Martha Medeiros
Estava conversando com uma amiga, dia desses. Ela comentava sobre uma
terceira pessoa, que eu não conhecia. Descreveu-a como sendo boa gente,
esforçada, ótimo caráter. “Só tem um probleminha: não é habitada”. Rimos. É uma
expressão coloquial na França — habité — mas nunca tinha escutado por estas
paragens e com este sentido. Lembrei-me de uma outra amiga que, de forma
parecida, também costuma dizer “aquela ali tem gente em casa” quando se refere
a pessoas que fazem diferença.
Uma pessoa pode ser altamente confiável, gentil, carinhosa, simpática,
mas se não é habitada, rapidinho coloca os outros pra dormir. Uma pessoa
habitada é uma pessoa possuída, não necessariamente pelo demo, ainda que
satanás esteja longe de ser má referência. Clarice Lispector certa vez escreveu
uma carta a Fernando Sabino dizendo que faltava demônio em Berna, onde morava
na ocasião. A Suíça, de fato, é um país de contos de fada onde tudo funciona,
onde todos são belos, onde a vida parece uma pintura, um rótulo de chocolate.

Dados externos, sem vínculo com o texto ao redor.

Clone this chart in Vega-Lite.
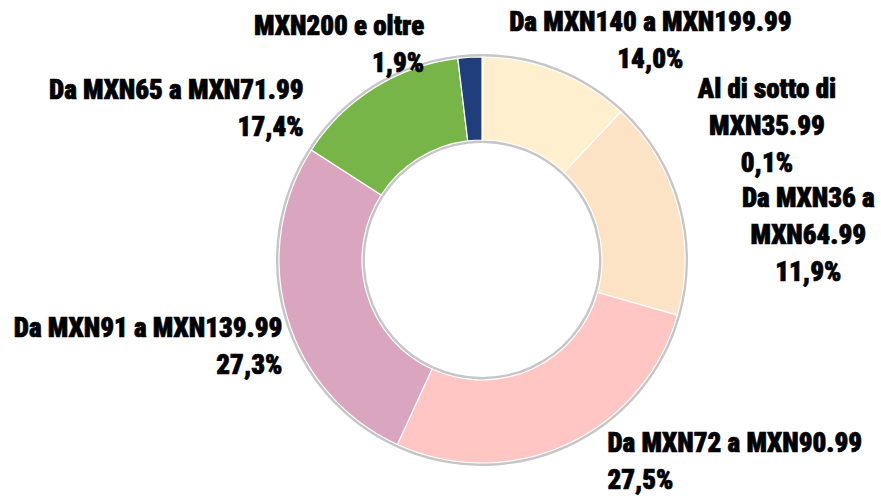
{
  "$schema": "https://vega.github.io/schema/vega-lite/v6.json",
  "width": 798,
  "height": 478,
  "autosize": {"type": "none"},
  "padding": {"left": 83, "top": 21, "right": 0, "bottom": 0},
  "background": "#ffffff",
  "config": {
    "view": {"stroke": null},
    "text": {"font": "Roboto Condensed, DejaVu Sans Condensed, sans-serif", "fontSize": 27, "fontWeight": 900, "stroke": "#000000", "strokeWidth": 0.7, "lineBreak": "\n", "lineHeight": 37, "color": "#000000", "baseline": "middle"}
  },
  "data": {
    "values": [
      {"fascia": "Al di sotto di MXN35.99", "quota": 0.1, "ordine": 1, "ordine_etichetta": 2, "etichetta": "Al di sotto di\nMXN35.99\n0,1%"},
      {"fascia": "Da MXN36 a MXN64.99", "quota": 11.9, "ordine": 2, "ordine_etichetta": 3, "etichetta": "Da MXN36 a\nMXN64.99\n11,9%"},
      {"fascia": "Da MXN65 a MXN71.99", "quota": 17.4, "ordine": 3, "ordine_etichetta": 6, "etichetta": "Da MXN65 a MXN71.99\n17,4%"},
      {"fascia": "Da MXN72 a MXN90.99", "quota": 27.5, "ordine": 4, "ordine_etichetta": 4, "etichetta": "Da MXN72 a MXN90.99\n27,5%"},
      {"fascia": "Da MXN91 a MXN139.99", "quota": 27.3, "ordine": 5, "ordine_etichetta": 5, "etichetta": "Da MXN91 a MXN139.99\n27,3%"},
      {"fascia": "Da MXN140 a MXN199.99", "quota": 14.0, "ordine": 6, "ordine_etichetta": 1, "etichetta": "Da MXN140 a MXN199.99\n14,0%"},
      {"fascia": "MXN200 e oltre", "quota": 1.9, "ordine": 7, "ordine_etichetta": 7, "etichetta": "MXN200 e oltre\n1,9%"}
    ]
  },
  "layer": [
    {
      "mark": {"type": "arc", "radius": 206, "innerRadius": 117, "color": "#c6c6c6"},
      "encoding": {
        "theta": {"field": "quota", "type": "quantitative", "stack": true},
        "order": {"field": "ordine", "type": "quantitative"},
        "detail": {"field": "fascia", "type": "nominal"}
      }
    },
    {
      "mark": {"type": "arc", "radius": 203, "innerRadius": 120, "stroke": "#ffffff", "strokeWidth": 1.2},
      "encoding": {
        "theta": {"field": "quota", "type": "quantitative", "stack": true},
        "order": {"field": "ordine", "type": "quantitative"},
        "color": {
          "field": "fascia",
          "type": "nominal",
          "legend": null,
          "scale": {
            "domain": ["Al di sotto di MXN35.99", "Da MXN36 a MXN64.99", "Da MXN65 a MXN71.99", "Da MXN72 a MXN90.99", "Da MXN91 a MXN139.99", "Da MXN140 a MXN199.99", "MXN200 e oltre"],
            "range": ["#333333", "#FEF0CE", "#FCE3C6", "#FFC6C3", "#DAA5BF", "#77B548", "#1F3E7B"]
          }
        }
      }
    },
    {
      "mark": {"type": "text", "radius": 291, "align": "center"},
      "encoding": {
        "theta": {"field": "quota", "type": "quantitative", "stack": true, "scale": {"range": [0.2049, 6.096]}},
        "order": {"field": "ordine_etichetta", "type": "quantitative"},
        "detail": {"field": "fascia", "type": "nominal"},
        "text": {"condition": {"test": {"field": "fascia", "equal": "Da MXN140 a MXN199.99"}, "field": "etichetta", "type": "nominal"}, "value": ""}
      }
    },
    {
      "mark": {"type": "text", "radius": 332, "align": "center"},
      "encoding": {
        "theta": {"field": "quota", "type": "quantitative", "stack": true, "scale": {"range": [0.2049, 6.096]}},
        "order": {"field": "ordine_etichetta", "type": "quantitative"},
        "detail": {"field": "fascia", "type": "nominal"},
        "text": {"condition": {"test": {"field": "fascia", "oneOf": ["Al di sotto di MXN35.99", "Da MXN36 a MXN64.99"]}, "field": "etichetta", "type": "nominal"}, "value": ""}
      }
    },
    {
      "mark": {"type": "text", "radius": 223, "align": "left"},
      "encoding": {
        "theta": {"field": "quota", "type": "quantitative", "stack": true, "scale": {"range": [0.2049, 6.096]}},
        "order": {"field": "ordine_etichetta", "type": "quantitative"},
        "detail": {"field": "fascia", "type": "nominal"},
        "text": {"condition": {"test": {"field": "fascia", "equal": "Da MXN72 a MXN90.99"}, "field": "etichetta", "type": "nominal"}, "value": ""}
      }
    },
    {
      "mark": {"type": "text", "radius": 246, "align": "right"},
      "encoding": {
        "theta": {"field": "quota", "type": "quantitative", "stack": true, "scale": {"range": [0.2049, 6.096]}},
        "order": {"field": "ordine_etichetta", "type": "quantitative"},
        "detail": {"field": "fascia", "type": "nominal"},
        "text": {"condition": {"test": {"field": "fascia", "equal": "Da MXN65 a MXN71.99"}, "field": "etichetta", "type": "nominal"}, "value": ""}
      }
    },
    {
      "mark": {"type": "text", "radius": 235, "dy": -55, "align": "right"},
      "encoding": {
        "theta": {"field": "quota", "type": "quantitative", "stack": true, "scale": {"range": [0.2049, 6.096]}},
        "order": {"field": "ordine_etichetta", "type": "quantitative"},
        "detail": {"field": "fascia", "type": "nominal"},
        "text": {"condition": {"test": {"field": "fascia", "equal": "Da MXN91 a MXN139.99"}, "field": "etichetta", "type": "nominal"}, "value": ""}
      }
    },
    {
      "mark": {"type": "text", "radius": 240, "align": "right"},
      "encoding": {
        "theta": {"field": "quota", "type": "quantitative", "stack": true, "scale": {"range": [0.2049, 6.096]}},
        "order": {"field": "ordine_etichetta", "type": "quantitative"},
        "detail": {"field": "fascia", "type": "nominal"},
        "text": {"condition": {"test": {"field": "fascia", "equal": "MXN200 e oltre"}, "field": "etichetta", "type": "nominal"}, "value": ""}
      }
    }
  ],
  "resolve": {"scale": {"theta": "independent"}}
}
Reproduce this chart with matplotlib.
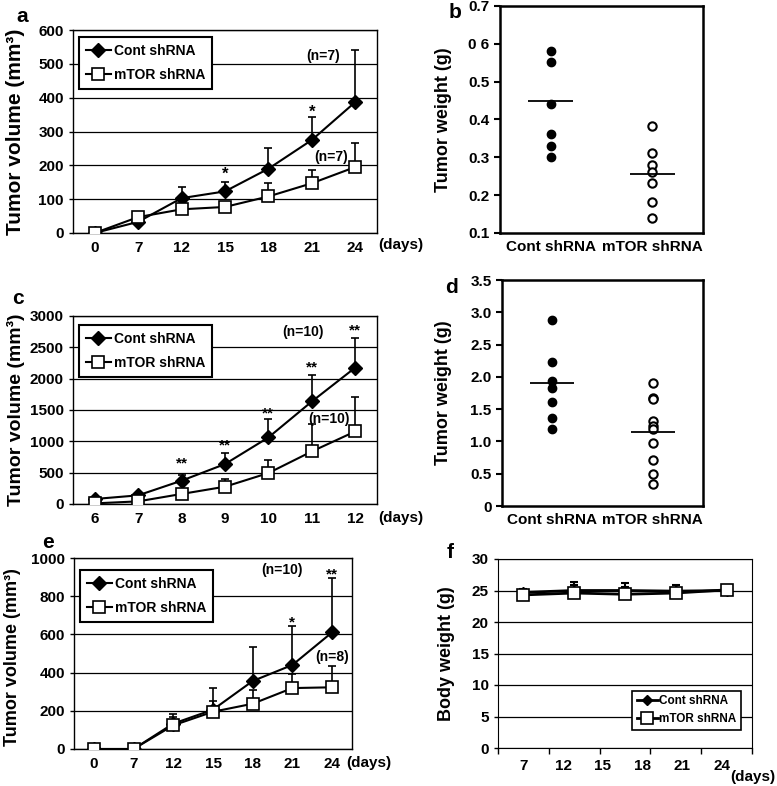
import numpy as np
import matplotlib
matplotlib.use('Agg')
import matplotlib.pyplot as plt

plt.rcParams['font.family'] = ['Liberation Sans', 'DejaVu Sans']
plt.rcParams['font.weight'] = 'bold'
plt.rcParams['axes.labelweight'] = 'bold'

W, H = 777, 786

# ---- panel a: tumor volume (days 0-24)
days_a = ['0', '7', '12', '15', '18', '21', '24']
cont_a = [0, 33, 103, 123, 190, 275, 387]
cont_a_up = [0, 40, 135, 152, 250, 343, 540]
mtor_a = [0, 47, 70, 77, 108, 147, 195]
mtor_a_up = [0, 50, 72, 80, 148, 187, 265]

# ---- panel b: tumor weight
b_cont = [0.582, 0.551, 0.441, 0.362, 0.331, 0.301]
b_mtor = [0.382, 0.311, 0.281, 0.262, 0.231, 0.181, 0.140]
b_means = [0.449, 0.255]

# ---- panel c: tumor volume (days 6-12)
days_c = ['6', '7', '8', '9', '10', '11', '12']
cont_c = [80, 138, 372, 637, 1062, 1636, 2177]
cont_c_up = [110, 160, 467, 807, 1360, 2060, 2655]
mtor_c = [10, 42, 160, 276, 494, 839, 1158]
mtor_c_up = [10, 45, 170, 404, 706, 1275, 1700]

# ---- panel d: tumor weight
d_cont = [2.88, 2.23, 1.94, 1.82, 1.61, 1.36, 1.19]
d_mtor = [1.91, 1.67, 1.66, 1.32, 1.24, 1.19, 0.98, 0.72, 0.49, 0.34]
d_means = [1.91, 1.15]

# ---- panel e: tumor volume (days 0-24)
days_e = ['0', '7', '12', '15', '18', '21', '24']
cont_e = [0, 0, 133, 206, 356, 440, 611]
cont_e_up = [0, 0, 181, 319, 532, 642, 894]
mtor_e = [0, 0, 124, 195, 237, 319, 323]
mtor_e_up = [0, 0, 165, 250, 311, 394, 436]

# ---- panel f: body weight
f_labels = ['7', '12', '15', '18', '21', '24']
cont_f = [24.7, 25.0, 25.0, 24.9, 25.0]
cont_f_up = [25.2, 26.3, 26.2, 25.9, 25.9]
mtor_f = [24.3, 24.6, 24.4, 24.6, 25.1]
mtor_f_up = [24.5, 25.8, 25.6, 25.4, 25.6]

fig = plt.figure(figsize=(W / 100, H / 100), dpi=100)


def ax_px(l, t, r, b):
    return fig.add_axes([l / W, 1 - b / H, (r - l) / W, (b - t) / H])


def ftext(x, y, s, **kw):
    fig.text(x / W, 1 - y / H, s, **kw)


def growth(ax, labels, cont, cont_up, mtor, mtor_up, ymax, step, leg_pos):
    x = np.arange(len(labels))
    cont = np.array(cont)
    mtor = np.array(mtor)
    ax.errorbar(x, cont, yerr=[np.zeros(len(x)), np.array(cont_up) - cont],
                fmt='none', ecolor='black', elinewidth=1.2, capsize=3, capthick=1.2, zorder=2)
    ax.errorbar(x, mtor, yerr=[np.zeros(len(x)), np.array(mtor_up) - mtor],
                fmt='none', ecolor='black', elinewidth=1.2, capsize=3, capthick=1.2, zorder=2)
    ax.plot(x, cont, color='black', lw=1.5, marker='D', ms=7, mfc='black',
            label='Cont shRNA', zorder=3)
    ax.plot(x, mtor, color='black', lw=1.5, marker='s', ms=9, mfc='white',
            mec='black', mew=1.2, label='mTOR shRNA', zorder=4)
    ax.set_xlim(-0.5, len(labels) - 0.5)
    ax.set_ylim(0, ymax)
    ax.set_xticks(x)
    ax.set_xticklabels(labels, fontsize=11, fontweight='bold')
    ax.tick_params(axis='x', length=0, pad=6)
    ax.set_yticks(np.arange(0, ymax + 1, step))
    ax.tick_params(axis='y', labelsize=11, length=3, width=1)
    ax.yaxis.grid(True, color='black', lw=0.9)
    ax.set_axisbelow(True)
    for s in ax.spines.values():
        s.set_linewidth(1.0)
    leg = ax.legend(loc='upper left', bbox_to_anchor=leg_pos, borderaxespad=0,
                    fancybox=False, edgecolor='black', framealpha=1,
                    prop={'size': 10, 'weight': 'bold'}, handlelength=1.8,
                    handletextpad=0.2, borderpad=0.5, labelspacing=0.7)
    leg.get_frame().set_linewidth(1.5)


def scatter_panel(ax, cont, mtor, means, ylim, ticks, ticklabels):
    ax.plot(np.ones(len(cont)), cont, 'o', ms=6, mfc='black', mec='black', zorder=3)
    ax.plot(np.full(len(mtor), 2.0), mtor, 'o', ms=6, mfc='white', mec='black',
            mew=1.5, zorder=3)
    for i, m in enumerate(means):
        ax.hlines(m, i + 1 - 0.22, i + 1 + 0.22, color='black', lw=1.3, zorder=4)
    ax.set_xlim(0.5, 2.5)
    ax.set_ylim(*ylim)
    ax.set_xticks([1, 2])
    ax.set_xticklabels(['Cont shRNA', 'mTOR shRNA'], fontsize=11, fontweight='bold')
    ax.tick_params(axis='x', length=0, pad=5)
    ax.set_yticks(ticks)
    ax.set_yticklabels(ticklabels)
    ax.tick_params(axis='y', labelsize=11, length=4, width=1.5)
    for s in ax.spines.values():
        s.set_linewidth(1.8)


# a
ax_a = ax_px(73, 30, 377, 233)
growth(ax_a, days_a, cont_a, cont_a_up, mtor_a, mtor_a_up, 600, 100, (6 / 304, 1 - 7 / 203))
ax_a.set_ylabel('Tumor volume (mm³)', fontsize=15)
ax_a.yaxis.set_label_coords(-0.158, 0.5)
ax_a.text(3, 175, '*', ha='center', va='center', fontsize=12)
ax_a.text(5, 358, '*', ha='center', va='center', fontsize=12)
ax_a.text(5.25, 522, '(n=7)', ha='center', va='center', fontsize=10)
ax_a.text(5.45, 225, '(n=7)', ha='center', va='center', fontsize=10)

# b
ax_b = ax_px(500, 6, 703, 233)
scatter_panel(ax_b, b_cont, b_mtor, b_means, (0.1, 0.7),
              [0.1, 0.2, 0.3, 0.4, 0.5, 0.6, 0.7],
              ['0.1', '0.2', '0.3', '0.4', '0.5', '0 6', '0.7'])
ax_b.set_ylabel('Tumor weight (g)', fontsize=13)
ax_b.yaxis.set_label_coords(-0.236, 0.5)

# c
ax_c = ax_px(73, 316, 377, 504)
growth(ax_c, days_c, cont_c, cont_c_up, mtor_c, mtor_c_up, 3000, 500, (6 / 304, 1 - 9 / 188))
ax_c.set_ylabel('Tumor volume (mm³)', fontsize=14)
ax_c.yaxis.set_label_coords(-0.158, 0.5)
for xi, yi in [(2, 640), (3, 930), (4, 1440), (5, 2180), (6, 2770)]:
    ax_c.text(xi, yi, '**', ha='center', va='center', fontsize=11)
ax_c.text(4.8, 2740, '(n=10)', ha='center', va='center', fontsize=10)
ax_c.text(5.4, 1360, '(n=10)', ha='center', va='center', fontsize=10)

# d
ax_d = ax_px(502, 280, 703, 506)
scatter_panel(ax_d, d_cont, d_mtor, d_means, (0, 3.5),
              [0, 0.5, 1.0, 1.5, 2.0, 2.5, 3.0, 3.5],
              ['0', '0.5', '1.0', '1.5', '2.0', '2.5', '3.0', '3.5'])
ax_d.set_ylabel('Tumor weight (g)', fontsize=13)
ax_d.yaxis.set_label_coords(-0.249, 0.5)

# e
ax_e = ax_px(74, 558, 352, 749)
growth(ax_e, days_e, cont_e, cont_e_up, mtor_e, mtor_e_up, 1000, 200, (6 / 278, 1 - 12 / 191))
ax_e.set_ylabel('Tumor volume (mm³)', fontsize=13)
ax_e.yaxis.set_label_coords(-0.19, 0.48)
ax_e.text(5, 665, '*', ha='center', va='center', fontsize=11)
ax_e.text(6, 915, '**', ha='center', va='center', fontsize=11)
ax_e.text(4.75, 939, '(n=10)', ha='center', va='center', fontsize=10)
ax_e.text(6.0, 482, '(n=8)', ha='center', va='center', fontsize=10)

# f
ax_f = ax_px(498, 559, 752, 748)
xf = np.arange(len(cont_f))
cont_f_arr = np.array(cont_f)
mtor_f_arr = np.array(mtor_f)
ax_f.errorbar(xf, cont_f_arr, yerr=[np.zeros(len(xf)), np.array(cont_f_up) - cont_f_arr],
              fmt='none', ecolor='black', elinewidth=1.5, capsize=3, capthick=1.5, zorder=2)
ax_f.errorbar(xf, mtor_f_arr, yerr=[np.zeros(len(xf)), np.array(mtor_f_up) - mtor_f_arr],
              fmt='none', ecolor='black', elinewidth=1.5, capsize=3, capthick=1.5, zorder=2)
ax_f.plot(xf, cont_f_arr, color='black', lw=2, marker='D', ms=5, label='Cont shRNA', zorder=3)
ax_f.plot(xf, mtor_f_arr, color='black', lw=2, marker='s', ms=8, mfc='white', mec='black',
          mew=1.2, label='mTOR shRNA', zorder=4)
ax_f.set_xlim(-0.5, len(cont_f) - 0.5)
ax_f.set_ylim(0, 30)
ax_f.set_yticks(np.arange(0, 31, 5))
ax_f.tick_params(axis='y', labelsize=11, length=3, width=1)
ax_f.set_xticks(np.arange(-0.5, len(cont_f), 1.0))
ax_f.set_xticklabels([])
ax_f.tick_params(axis='x', which='major', length=4, width=1)
ax_f.set_xticks(np.linspace(0, 3.9, len(f_labels)), minor=True)
ax_f.set_xticklabels(f_labels, minor=True, fontsize=11, fontweight='bold')
ax_f.tick_params(axis='x', which='minor', length=0, pad=8)
ax_f.yaxis.grid(True, color='black', lw=0.9)
ax_f.set_axisbelow(True)
ax_f.set_ylabel('Body weight (g)', fontsize=13)
ax_f.yaxis.set_label_coords(-0.169, 0.5)
leg_f = ax_f.legend(loc='lower right', bbox_to_anchor=(1 - 11 / 254, 18 / 189), borderaxespad=0,
                    fancybox=False, edgecolor='black', framealpha=1,
                    prop={'size': 8.5, 'weight': 'bold'}, handlelength=1.8,
                    handletextpad=0.1, borderpad=0.4, labelspacing=0.5)
leg_f.get_frame().set_linewidth(1.2)

# panel letters and (days)
for x, y, s in [(22, 17, 'a'), (455, 13, 'b'), (18, 298, 'c'), (452, 288, 'd'),
                (48, 543, 'e'), (450, 553, 'f')]:
    ftext(x, y, s, fontsize=15, ha='center', va='center')
for x, y in [(401, 245), (401, 518), (369, 763)]:
    ftext(x, y, '(days)', fontsize=11, ha='center', va='center')
ftext(775, 777, '(days)', fontsize=11, ha='right', va='center')

fig.savefig('out.png', dpi=100)
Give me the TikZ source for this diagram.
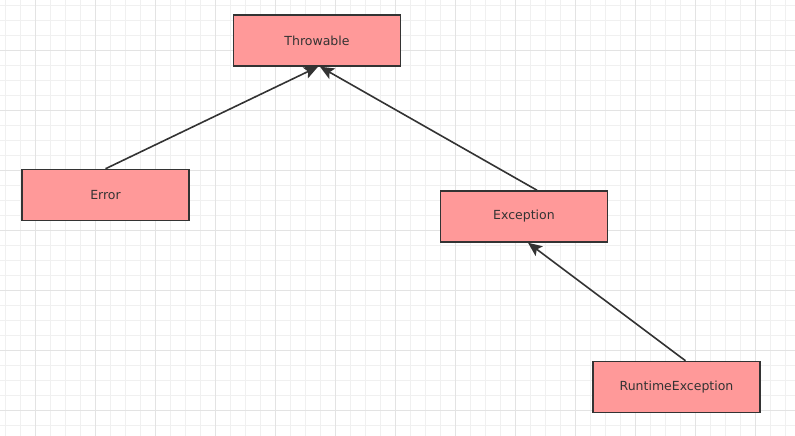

Mas falta uma ebulição que a salve do marasmo.
Retornando ao assunto: pessoas habitadas são aquelas possuídas, de fato,
por si mesmas, em diversas versões. Os habitados estão preenchidos de
indagações, angústias, incertezas, mas não são menos felizes por causa disso.
Não transformam suas “inadequações” em doença, mas em força e curiosidade. Não
recuam diante de encruzilhadas, não se amedrontam com transgressões, não adotam
as opiniões dos outros para facilitar o diálogo. São pessoas que surpreendem
com um gesto ou uma fala fora do script, sem nenhuma disposição para serem
bonecos de ventríloquos. Ao contrário, encantam pela verdade pessoal que
defendem. Além disso, mantêm com a solidão uma relação mais do que cordial.
Então são as criaturas mais incríveis do universo? Não necessariamente.
Entre os habitados há de tudo, gente fenomenal e também assassinos, pervertidos
e demais malucos que não merecem abrandamento de pena pelo fato de serem, em
certos aspectos, bastante interessantes. Interessam, mas assustam. Interessam,
mas causam dano. Eu não gostaria de repartir a mesa de um restaurante com
Hannibal Lecter, “The Cannibal”, ainda que eu não tenha dúvida de que o
personagem imortalizado por Anthony Hopkins renderia um papo mais estimulante
do que uma conversa com, sei lá, Britney Spears, que só tem gente em casa
porque está grávida.
Zzzzzzzzzzz.
Que tenhamos a sorte de esbarrar com seres habitados e ao mesmo tempo
inofensivos, cujo único mal que possam fazer é nos fascinar e nos manter
acordados uma madrugada inteira. Ou a vida inteira, o que é melhor ainda.